I think I will look into do it yourself divorce, and see if I can talk her into either me or her take the house, and whoever does, takes all the payments and bills, and I start paying her child support.


----------



## BrockLanders (Jul 23, 2012)

backcountry said:


> That other thread came up on a families google search or something and I just got nervous and canned it.
> 
> Anyways,
> I have to take a different angle.
> ...


You should post in the Private Members section, it's not indexed by google.


----------



## GusPolinski (Jan 21, 2014)

BrockLanders said:


> You should post in the Private Members section, it's not indexed by google.


Now that he's deleted his old thread, he'll have to either make it to 30 posts to become a member or pay to become a Forum Supporter before he can do that.

Or he _might_ be able to get one of the mods to restore his thread, at which point it can be moved.

But yeah... that would've been the better idea.


----------



## backcountry (May 18, 2015)

Sorry I didn't think of that. 

But anyways, I will update here for those that remember all that happened already. 
Glad I figured this out before it was too late. 
Without money, nothing can happen. So I am focusing on getting the money coming again.


----------



## backcountry (May 18, 2015)

OK Guys.... 
I need some input on this... 

I don't know how this happened, but I somehow met a girl that is in the exact same position I am in. 
And I mean exact!!!! It's so weird, yet it seems like it was somehow meant to be. 
We spent all night texting, and it's just like I really enjoy the friendship, because she is so awesome. 
I also know that people like us, right now, are really emotional, and nothing we do is going to we well thought out etc. 

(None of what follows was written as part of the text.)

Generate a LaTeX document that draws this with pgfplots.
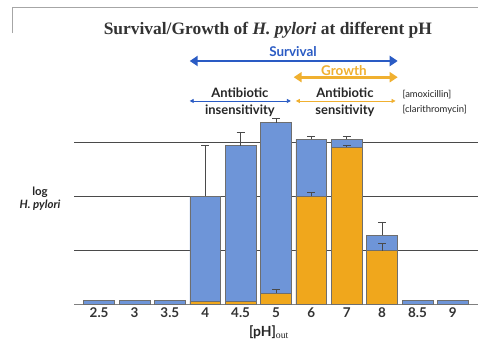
\documentclass[border=0pt]{standalone}
\usepackage{pgfplots}
\pgfplotsset{compat=1.18}
\usepackage{fontspec}
\setmainfont{Liberation Serif}
\newfontfamily\lab{Lato}
\usetikzlibrary{arrows.meta}
\definecolor{barblue}{HTML}{6E95D8}
\definecolor{barorange}{HTML}{F0A71C}
\definecolor{arrblue}{HTML}{2A5BC4}
\definecolor{arrorange}{HTML}{F0B030}
\definecolor{gridgray}{HTML}{4A4A4A}
\begin{document}
\begin{tikzpicture}[x=1bp,y=1bp]
\useasboundingbox (0,0) rectangle (500,351);
\fill[white] (0,0) rectangle (500,351);
\draw[gray!70, line width=0.8bp] (12,318) -- (12,344) -- (478,344);
\begin{axis}[
  at={(74bp,47bp)}, anchor=south west,
  scale only axis, width=404bp, height=297bp,
  xmin=-0.71, xmax=10.71, ymin=0, ymax=5.5,
  clip=false,
  axis x line*=bottom, axis y line*=left,
  x axis line style={gridgray!70, line width=0.8bp, -},
  y axis line style={draw=none},
  xtick={0,...,10},
  xticklabels={2.5,3,3.5,4,4.5,5,6,7,8,8.5,9},
  xticklabel style={font=\lab\bfseries\fontsize{13.5}{14}\selectfont, text=black!80, yshift=0bp},
  major tick length=0pt,
  ytick={1,2,3}, yticklabels={}, ymajorgrids,
  grid style={gridgray, line width=0.8bp},
  ybar, bar width=0.87, bar shift=0pt,
  error bars/error bar style={gridgray, line width=0.7bp},
  error bars/error mark options={rotate=90, mark size=4bp, gridgray, line width=0.7bp},
]
\addplot[fill=barblue, draw=gridgray!80, line width=0.6bp,
  error bars/.cd, y dir=plus, y explicit]
  coordinates {
  (0,0.07) (1,0.07) (2,0.07)
  (3,2.0) +- (0,0.93)
  (4,2.93) +- (0,0.25)
  (5,3.36) +- (0,0.07)
  (6,3.05) +- (0,0.05)
  (7,3.05) +- (0,0.06)
  (8,1.27) +- (0,0.25)
  (9,0.06) (10,0.06)};
\addplot[fill=barorange, draw=gridgray!80, line width=0.6bp]
  coordinates {(3,0.05) (4,0.05)};
\addplot[fill=barorange, draw=gridgray!80, line width=0.6bp,
  error bars/.cd, y dir=plus, y explicit]
  coordinates {
  (5,0.2) +- (0,0.07)
  (6,2.0) +- (0,0.07)
  (7,2.9) +- (0,0.04)
  (8,0.99) +- (0,0.13)};
% annotations
\node[font=\bfseries\fontsize{17.5}{19}\selectfont, text=black!80] at (axis cs:4.77,5.07) {Survival/Growth of \textit{H. pylori} at different pH};
\node[font=\lab\bfseries\fontsize{13.5}{14}\selectfont, text=arrblue] at (axis cs:5.48,4.67) {Survival};
\draw[arrblue, line width=2.8bp, {Triangle[length=8bp,width=10bp]}-{Triangle[length=8bp,width=10bp]}] (axis cs:2.56,4.5) -- (axis cs:8.44,4.5);
\node[font=\lab\bfseries\fontsize{13.5}{14}\selectfont, text=arrorange] at (axis cs:6.92,4.33) {Growth};
\draw[arrorange, line width=2.8bp, {Triangle[length=8bp,width=10bp]}-{Triangle[length=8bp,width=10bp]}] (axis cs:5.5,4.2) -- (axis cs:8.44,4.2);
\draw[arrblue, line width=0.8bp, {Triangle[length=4bp,width=4bp]}-{Triangle[length=4bp,width=4bp]}] (axis cs:2.56,3.76) -- (axis cs:5.42,3.76);
\draw[arrorange, line width=0.8bp, {Triangle[length=4bp,width=4bp]}-{Triangle[length=4bp,width=4bp]}] (axis cs:5.56,3.76) -- (axis cs:8.38,3.76);
\node[font=\lab\bfseries\fontsize{13}{14}\selectfont, text=black!85] at (axis cs:3.98,3.92) {Antibiotic};
\node[font=\lab\bfseries\fontsize{13}{14}\selectfont, text=black!85] at (axis cs:3.98,3.58) {insensitivity};
\node[font=\lab\bfseries\fontsize{13}{14}\selectfont, text=black!85] at (axis cs:6.95,3.92) {Antibiotic};
\node[font=\lab\bfseries\fontsize{13}{14}\selectfont, text=black!85] at (axis cs:6.95,3.58) {sensitivity};
\node[font=\lab\fontsize{9.5}{10}\selectfont, text=black!85, anchor=west] at (axis cs:8.48,3.88) {[amoxicillin]};
\node[font=\lab\fontsize{9.5}{10}\selectfont, text=black!85, anchor=west] at (axis cs:8.48,3.6) {[clarithromycin]};
\node[font=\lab\bfseries\fontsize{11.5}{12.5}\selectfont, text=black!85, align=center] at (axis cs:-1.67,1.95) {log\\\textit{H. pylori}};
\node[font=\lab\bfseries\fontsize{14}{15}\selectfont, text=black!85] at (axis cs:4.8,-0.52) {[pH]$_{\mathrm{out}}$};
\end{axis}
\end{tikzpicture}
\end{document}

It is really hard to control my feelings. I know a lot of feelings are like rebound feelings, but on the other hand, this girl
just seems so awesome that I'm having a hard time pretending not to have an insane attraction to her. 
After a marriage of sweeping things under the carpet for both of us, there is this weird connection, and I don't really
know how to control it.


----------



## backcountry (May 18, 2015)

And just to be totally clear, it's not that it's just the first girl to pay attention to me, 
it's just that it seems like she is everything I didn't have, and I am lost in a major whirlwind of feelings right now. 

UUUuugggghhh !!!


----------



## Morcoll (Apr 22, 2015)

It's a rebound type thing. No doubt. 

Go to you tube and watch some Corey Wayne videos. That'll calm you down.


----------



## backcountry (May 18, 2015)

Well guys, stuff is getting done. 
Not as fast as many would like, but I am seeing a lawyer in a couple days. 
In the mean time, I'm still talking to the girl I spoke of before. 
She's great. 
Maybe it works, maybe it doesn't, but i sure enjoy her in my life so why not. 

Finally getting cleaner feelings, starting to feel a lot better.


----------